Kathy B., “Analyzing the ‘Alice Project'”:
“After six weeks of reading and analyzing (or analyzing why we shouldn’t analyze) Alice’s Adventures in Wonderland, the “Alice Project” is finally coming to a close. In approximately 15 hours, we will leave Alice to cope with her dream for herself, without the aid of our blogs. So, I’d like to take some time to reflect on the entirety of the project we have devoted ourselves to for the past six weeks.
I came into this project without any knowledge of Alice’s Adventures in Wonderland. I’ve never seen the Disney movie in its entirety, and the parts that I have seen I remember only vaguely, and so I really did not have much of a clue what to expect when reading the book. Even before we began the project, Mr. Long would make some references to Alice, most often about the Cheshire Cat or the White Rabbit, but I always felt somewhat out of the loop. I actually looked forward to the project if only so that I would be able to understand the various references to the story that are now ever so apparent all over the place!
At the beginning of the story, I remember wondering what the “porpoise” of the countless annotations in the margins of our annotated version of the story was. I kept wondering:
- Why is all of this background information on the author necessary?
- Why do I need to know of all of these other analyses and references to the story?
- Who cares about a dodo?
However, as the project progressed and we delved deeper and deeper into the quirks of Wonderland, I started realizing that that information could actually be very beneficial when writing blogs. Whether it served as an inspiration for a blog, or merely helped support a point I was trying to make, some of the annotations were actually very useful (although I will admit that I still fail to see the purpose of some of them).
One thing I liked about the story was that it was possible to make something out of just about anything, but it was also possible to dispute the actual, if any, meaning of pretty much everything. It was interesting searching the story for possible symbolism or deep meanings, while having the power to argue that there is none should I come up empty-handed. That helped not only with blogging, but with comments as well.

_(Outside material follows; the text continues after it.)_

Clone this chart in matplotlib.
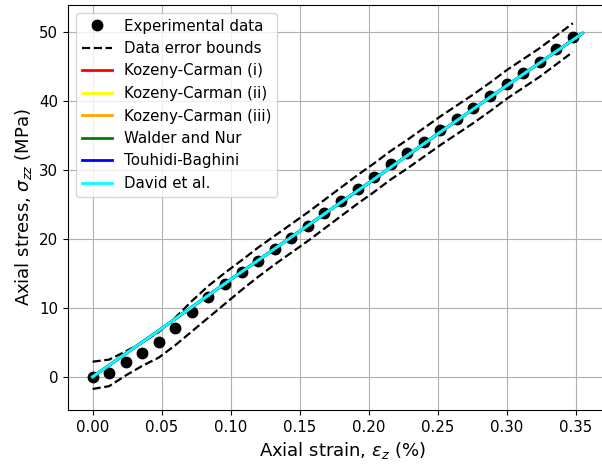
import numpy as np
import matplotlib
matplotlib.use("Agg")
import matplotlib.pyplot as plt

# experimental data (strain in %, stress in MPa)
strain = [0.000, 0.012, 0.024, 0.036, 0.048, 0.060, 0.072, 0.084, 0.096, 0.108,
          0.120, 0.132, 0.144, 0.156, 0.168, 0.180, 0.192, 0.204, 0.216, 0.228,
          0.240, 0.252, 0.264, 0.276, 0.288, 0.300, 0.312, 0.324, 0.336, 0.348]
stress = [0.0, 0.5, 2.1, 3.4, 5.0, 7.05, 9.45, 11.6, 13.4, 15.2,
          16.8, 18.5, 20.2, 21.9, 23.7, 25.5, 27.3, 29.0, 30.8, 32.4,
          34.1, 35.8, 37.4, 39.0, 40.7, 42.5, 44.1, 45.7, 47.5, 49.3]

# error bounds
upper = [2.2, 2.5, 3.7, 5.0, 6.5, 8.6, 11.0, 13.2, 15.1, 16.9,
         18.75, 20.45, 22.15, 23.85, 25.65, 27.45, 29.25, 30.95, 32.75, 34.35,
         36.05, 37.75, 39.35, 40.95, 42.65, 44.45, 46.05, 47.65, 49.45, 51.25]
lower = [-1.75, -1.35, 0.2, 1.6, 2.8, 4.6, 6.6, 8.6, 10.6, 12.6,
         14.5, 16.3, 18.0, 19.7, 21.5, 23.3, 25.1, 26.8, 28.6, 30.2,
         31.9, 33.6, 35.2, 36.8, 38.5, 40.3, 41.9, 43.5, 45.3, 47.1]

# model predictions (all overlap)
model_strain = [0.0, 0.05, 0.10, 0.15, 0.20, 0.25, 0.30, 0.355]
model_stress = [0.0, 7.0, 14.1, 21.1, 28.1, 35.2, 42.2, 49.8]

models = ["Kozeny-Carman (i)", "Kozeny-Carman (ii)", "Kozeny-Carman (iii)",
          "Walder and Nur", "Touhidi-Baghini", "David et al."]
colors = ["red", "yellow", "orange", "green", "blue", "cyan"]

fig = plt.figure(figsize=(6.02, 4.66), dpi=100)
# right spine falls outside the picture, as in the original crop
ax = fig.add_axes([68 / 602, 56 / 466, 549 / 602, 405 / 466])
ax.spines["right"].set_visible(False)

ax.plot(strain, stress, "ko", markersize=7.5, label="Experimental data")
ax.plot(strain, upper, "k--", lw=1.6, label="Data error bounds")
ax.plot(strain, lower, "k--", lw=1.6)
for name, c in zip(models, colors):
    ax.plot(model_strain, model_stress, color=c, lw=2, label=name)

ax.set_xlim(-0.0178, 0.38)
ax.set_ylim(-4.8, 53.9)
ax.set_xticks(np.arange(0, 0.36, 0.05))
ax.set_yticks(np.arange(0, 51, 10))
ax.set_xlabel(r"Axial strain, $\varepsilon_z$ (%)", fontsize=13)
ax.set_ylabel(r"Axial stress, $\sigma_{zz}$ (MPa)", fontsize=13)
ax.tick_params(labelsize=10.8)
ax.grid(True)
ax.legend(loc="upper left", fontsize=10.8)

fig.savefig("out.png", dpi=100)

I enjoyed commenting on my classmates’ blogs. Everyone created very high quality material, and it was cool to be able to see the story from everyone else’s perspective. I found great inspiration for blogs of my own in the ideas of those of my peers. I also enjoyed receiving comments, because it is always rewarding to get feedback on my writing and see new perspectives on the rabbits I chased and ideas I touched upon.
As for coming up with ideas for my own blogs, it was probably as painless as it could have possibly been. If I absolutely could not come up with anything to write, I always had the option of reading my classmates’ blogs and trying to find inspiration there. If that didn’t work, there was the option of searching the internet for interesting images, videos, or anything else Alice related that I could respond to.
All in all, I think the “Alice Project” was an imaginative project that challenged everyone in some way and forced us all to be team players. The most challenging aspect of the project was most likely different for everyone, but for me it was probably the extensive amount of time it demanded. We have never done anything like this, so getting accustomed to it took about as much time as actually working on it in the beginning. I was also worried that the project would interfere with my other project or other classes, which it may have to some extent.
That said, I thought the project was a very cool idea with very large possibilities, and I look forward to seeing how far it goes in the future.”